Poitras' major role in the story is her film Citizenfour, recently released and which I have just watched. In saying that I do not want to minimize her role as the journalist with whom Snowden first established contact and her fearless investigation with Greenwald in many parts of the world as she developed her story. But it is surely as the film-maker of Citizenfour that she will be remembered. The film is brilliant and everyone should see it.
As well as being an account of how the story came to the world's attention it is also a personal account of Snowden's bravery, skill and intelligence; perhaps not everyone will agree with me that he is the greatest hero of our age but his personal qualities cannot be doubted.
In the last week I have seen two other films about heroes: Martin Luther King (Selma) and Stephen Hawking (The Theory of Everything). These are films about heroism where the principals are either dead or their achievements are in the past. In contrast Edward Snowden's heroism will be needed to sustain him for many years to come and, of course, his story is very recent indeed. This is why it is so important to see Citizenfour. It is not just a gripping drama whose immediacy stems from its brilliant camera work; it is immediate because it informs us about the threat today to our democratic freedoms from the authorities who watch our every move speciously claiming to keep us safe.
As I write these comments news has just broken that the film has won the 2015 Oscar for Best Documentary film; welcome news indeed because it will now attract a larger viewing audience. Public awareness about our surveillance states is very important because, unless there is a public mood to restore our privacy, things will only get worse.
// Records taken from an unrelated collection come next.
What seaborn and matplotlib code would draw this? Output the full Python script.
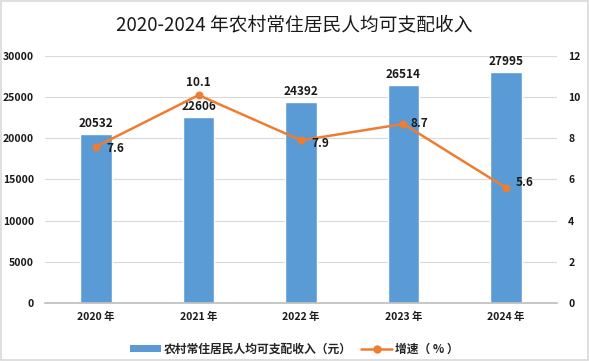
import matplotlib
matplotlib.use("Agg")
import matplotlib.pyplot as plt
import seaborn as sns
import pandas as pd
from matplotlib.lines import Line2D
from matplotlib.patches import Patch, Rectangle

years = ["2020 年", "2021 年", "2022 年", "2023 年", "2024 年"]
income = [20532, 22606, 24392, 26514, 27995]
growth = [7.6, 10.1, 7.9, 8.7, 5.6]
title = "2020-2024 年农村常住居民人均可支配收入"
bar_name = "农村常住居民人均可支配收入（元）"
line_name = "增速（ % ）"

sns.set_theme(style="white")
plt.rcParams['font.family'] = ['Noto Sans CJK SC', 'DejaVu Sans']

BLUE = "#5B9BD5"
ORANGE = "#ED7D31"

df = pd.DataFrame({"year": years, "income": income, "growth": growth})

fig = plt.figure(figsize=(5.89, 3.61), dpi=100)
ax = fig.add_axes([0.0764, 0.1607, 0.8693, 0.6842])
sns.barplot(data=df, x="year", y="income", color=BLUE, width=0.31, ax=ax, saturation=1)
ax.set_xlim(-0.5, 4.5)
ax.set_ylim(0, 30000)
ax.set_yticks(range(0, 30001, 5000))
ax.grid(axis="y", color="#D9D9D9", linewidth=0.8)
ax.set_axisbelow(True)
for s in ["top", "right", "left"]:
    ax.spines[s].set_visible(False)
ax.spines["bottom"].set_color("#BFBFBF")
ax.set_xlabel("")
ax.set_ylabel("")
ax.tick_params(axis="both", length=0, labelsize=7.5, colors="#1a1a1a")
ax.tick_params(axis="y", pad=8)
ax.tick_params(axis="x", pad=6)
for lab in ax.get_xticklabels() + ax.get_yticklabels():
    lab.set_fontweight("bold")

for i, v in enumerate(income):
    ax.text(i, v + 500, str(v), ha="center", va="bottom", fontsize=8.5,
            fontweight="bold", color="#1a1a1a")

ax2 = ax.twinx()
sns.lineplot(x=list(range(len(years))), y=growth, ax=ax2, color=ORANGE,
             marker="o", markersize=5, markeredgecolor=ORANGE, linewidth=1.8)
ax2.set_ylim(0, 12)
ax2.set_yticks(range(0, 13, 2))
for s in ["top", "right", "left", "bottom"]:
    ax2.spines[s].set_visible(False)
ax2.tick_params(axis="y", length=0, labelsize=7.5, colors="#1a1a1a", pad=8)
for lab in ax2.get_yticklabels():
    lab.set_fontweight("bold")
ax2.set_ylabel("")

offsets = [(0.1, -0.1, "left", "center"), (0, 0.3, "center", "bottom"),
           (0.1, -0.15, "left", "center"), (0.07, 0.0, "left", "center"),
           (0.1, 0.25, "left", "center")]
for i, v in enumerate(growth):
    dx, dy, ha, va = offsets[i]
    ax2.text(i + dx, v + dy, f"{v}", ha=ha, va=va, fontsize=8.5,
             fontweight="bold", color="#1a1a1a")

fig.text(0.5, 0.931, title, ha="center", va="center", fontsize=13.5, color="#1a1a1a")

handles = [Patch(facecolor=BLUE, edgecolor="none"),
           Line2D([0], [0], color=ORANGE, marker="o", markersize=5, linewidth=1.8)]
fig.legend(handles, [bar_name, line_name], loc="center", bbox_to_anchor=(0.5, 0.033),
           ncol=2, frameon=False, handlelength=2.6, handleheight=0.6,
           columnspacing=0.8, handletextpad=0.25, prop={"weight": "bold", "size": 8.5})

fig.patches.append(Rectangle((0.002, 0.003), 0.996, 0.994, transform=fig.transFigure,
                             fill=False, edgecolor="#D9D9D9", linewidth=1.2))
fig.savefig("out.png", dpi=100)
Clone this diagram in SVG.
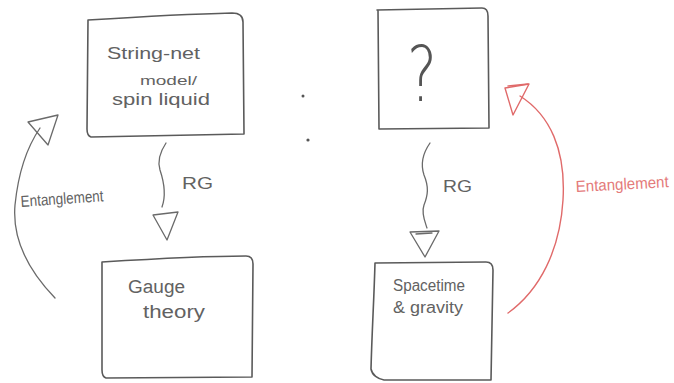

We need to have open debates about the degree of intrusion we can tolerate without surrendering our privacy (such as begun here). At present I would say that we are far from the situation that prevailed over Civil Rights in 1960s America where at least the basic principles of Civil Rights were enshrined in law. Our privacy laws are currently very weak and our rights to privacy are constantly being eroded either by stealth or by new laws. So go and see Citizenfour and add your voice to protect our democracies from our governments.